You may have heard this around town, but if you haven’t been to a basketball game at Knights Hall on Bellarmine’s campus, you really should put it on your list of unique experiences in Louisville KY.
On Saturday, the gym was full and the top-seeded Knights were primed for Coach Scott Davenport. It was a little like watching Kentucky play, in that the home team seemed to toy with the visiting Drury for a while, but midway through the second half the only mystery was the margin of victory. (24, 84-60).

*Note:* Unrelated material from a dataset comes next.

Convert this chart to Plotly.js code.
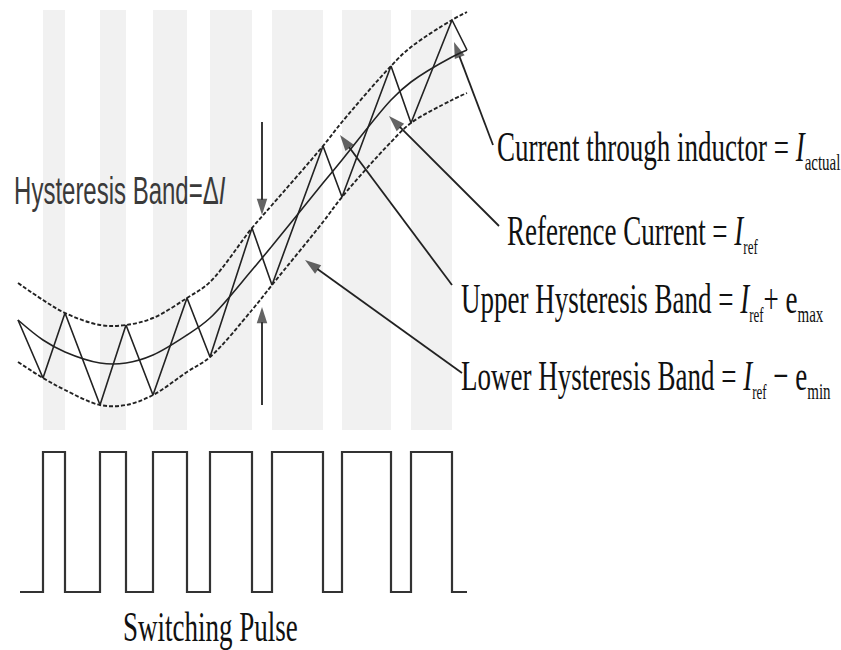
<!DOCTYPE html>
<html>
<head>
<meta charset="utf-8">
<script src="https://cdn.plot.ly/plotly-3.0.1.min.js"></script>
<style>html,body{margin:0;padding:0;background:#fff;}</style>
</head>
<body>
<div id="chart" style="width:841px;height:650px;"></div>
<script>
// ---- data (diagram units) ----
const pulseRise = [43, 100, 153, 210, 272, 342, 411];
const pulseFall = [65, 126, 187, 252, 323, 391, 452];
const stripeTop = 10;
const stripeBottom = 430;

const curveX     = [18, 43, 65, 100, 126, 153, 187, 210, 252, 272, 323, 342, 391, 411, 452, 467];
const upperBand  = [283, 300, 313, 325, 325, 318, 298, 282, 228, 205, 146, 122, 66, 47, 20, 12];
const refCurrent = [320, 340, 352, 363, 363, 355, 335, 318, 270, 246, 183, 160, 100, 82, 57, 50];
const lowerBand  = [362, 378, 390, 405, 405, 395, 372, 357, 310, 285, 222, 197, 142, 123, 100, 93];

const actualX = [18, 43, 65, 100, 126, 153, 187, 210, 252, 272, 323, 342, 391, 411, 452, 467];
const actualY = [320, 378, 313, 405, 325, 395, 298, 357, 228, 285, 146, 197, 66, 123, 20, 50];

const pulseX = [20, 43, 65, 100, 126, 153, 187, 210, 252, 272, 323, 342, 391, 411, 452, 467];
const pulseY = [592, 452, 592, 452, 592, 452, 592, 452, 592, 452, 592, 452, 592, 452, 592, 592];

const sub = (s, px) => '<sub><span style="font-size:' + px + 'px">' + s + '</span></sub>';
const labelTexts = [
  "Hysteresis Band=Δ<i>I</i>",
  "Current through inductor = <i>I</i>" + sub('actual', 15),
  "Reference Current = <i>I</i>" + sub('ref', 13),
  "Upper Hysteresis Band = <i>I</i>" + sub('ref', 13) + "+ e" + sub('max', 15),
  "Lower Hysteresis Band = <i>I</i>" + sub('ref', 13) + " − e" + sub('min', 15),
  "Switching Pulse"
];
const labelX = [12, 495, 505, 459, 459, 210];
const labelY = [190, 148, 232, 300, 377, 627];

// arrows: tip (x,y) and tail (ax,ay)
const arrowTipX  = [454, 389, 340, 305, 262, 262];
const arrowTipY  = [42, 116, 135, 260, 215, 307];
const arrowTailX = [493, 499, 452, 462, 262, 262];
const arrowTailY = [145, 226, 285, 373, 122, 405];

// ---- traces ----
const stripeX = pulseRise.map((r, i) => (r + pulseFall[i]) / 2);
const stripeW = pulseRise.map((r, i) => pulseFall[i] - r);

const arrX = [], arrY = [], arrSize = [], arrSym = [];
arrowTipX.forEach((x, i) => {
  arrX.push(arrowTailX[i], x, null);
  arrY.push(arrowTailY[i], arrowTipY[i], null);
  arrSize.push(0, 17, 0);
  arrSym.push('circle', 'arrow', 'circle');
});

const ink = '#222';
const traces = [
  {type: 'bar', x: stripeX, width: stripeW, y: stripeX.map(() => stripeBottom - stripeTop),
   base: stripeX.map(() => stripeTop), marker: {color: '#f1f1f1', line: {width: 0}}, hoverinfo: 'skip'},
  {type: 'scatter', mode: 'lines', x: curveX, y: upperBand, line: {color: ink, width: 1.9, dash: '4px,2px', shape: 'spline'}, hoverinfo: 'skip'},
  {type: 'scatter', mode: 'lines', x: curveX, y: lowerBand, line: {color: ink, width: 1.9, dash: '4px,2px', shape: 'spline'}, hoverinfo: 'skip'},
  {type: 'scatter', mode: 'lines', x: curveX, y: refCurrent, line: {color: ink, width: 1.6, shape: 'spline'}, hoverinfo: 'skip'},
  {type: 'scatter', mode: 'lines', x: actualX, y: actualY, line: {color: ink, width: 1.6}, hoverinfo: 'skip'},
  {type: 'scatter', mode: 'lines', x: pulseX, y: pulseY, line: {color: '#333', width: 2.2, shape: 'hv'}, hoverinfo: 'skip'},
  {type: 'scatter', mode: 'lines+markers', x: arrX, y: arrY, connectgaps: false,
   line: {color: ink, width: 1.8},
   marker: {symbol: arrSym, size: arrSize, color: ink, angleref: 'previous', line: {width: 0}}, hoverinfo: 'skip'}
];

const annotations = labelTexts.map((t, i) => {
  const sans = i === 0;
  return {
    x: labelX[i], y: labelY[i], xref: 'x', yref: 'y', text: t, showarrow: false,
    xanchor: i === 5 ? 'center' : 'left', yanchor: 'middle',
    font: sans ? {family: 'Liberation Sans, Arial, sans-serif', size: 24, color: '#3a3a3a'}
               : {family: 'Liberation Serif, Times New Roman, serif', size: 27, color: '#111'}
  };
});

const layout = {
  width: 841, height: 650,
  margin: {l: 0, r: 0, t: 0, b: 0},
  paper_bgcolor: '#fff', plot_bgcolor: '#fff',
  showlegend: false, barmode: 'overlay', bargap: 0,
  xaxis: {range: [0, 841], visible: false, fixedrange: true},
  yaxis: {range: [650, 0], visible: false, fixedrange: true},
  annotations: annotations
};

Plotly.newPlot('chart', traces, layout, {staticPlot: true}).then(() => {
  // the source image is horizontally squeezed: stretch label text vertically
  const k = 1.6;
  document.querySelectorAll('g.annotation text.annotation-text').forEach(el => {
    if (!el.textContent) return;
    const b = el.getBBox();
    const cy = b.y + b.height / 2;
    el.setAttribute('transform', 'translate(0,' + (cy * (1 - k)) + ') scale(1,' + k + ')');
  });
});
</script>
</body>
</html>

It wasn’t anything like a Kentucky game in every other way. Emotional players, slick passing, diving for loose balls and gritty performances are the hallmark of Davenport’s teams. The crowd was loud. The cheerleaders cheered. The visitors from Missouri never really had a chance, but kept fighting. Guard Ben Fisher kept bombing away 3s to keep it close, but Bellarmine pulled away.
The Knights play in Louisville KY again tonight at 7:30.
Here’s part of the actual game story from Paul Najjar at Catholic Sports Net:
The No. 1-seed Bellarmine Knights turned the shooting tables on the No. 8-seed Drury pounding the Panthers 84-60 in the first round of the Midwest Regional before a capacity crowd at Knights Hall Saturday night.
What a difference a week makes. And what a difference a full complement of players makes.
Sophomore forward Josh Derksen, who missed last Sunday’s GLVC tournament title game, scored 14 first-half points and his 6-foot-9 frame helped hound the Panthers on the perimeter.
Last week, Drury made 11 of its 18 three point attempts and shot 61 percent from the field en route to a 77-70 win. Tonight, it was the Bellarmine defense limiting the Panthers to 45.7 percent shooting and only 8-of-18 from three point range (44.4 percent). It was a masterful performance against a very good perimeter shooting team.
“That was two great basketball teams playing,” Bellarmine head coach Scott Davenport said. “But we defended one-through-five for forty minutes as good as you can defend and they still shot 46 percent. We defended the heck out of them. We played with tremendous poise and tremendous unselfishness not only on offense (Bellarmine had 22 assists on 31 made baskets), but on defense as well. We gave for each other defensively tonight.
“If you’d been around this team all week, the way we said it (was): be willing to make sacrifices, but understand that your teammates are willing to make those same sacrifices for you,” Davenport continued. “And we transferred that into competition. When you get that feeling with a lot of talented guys, that’s really special.”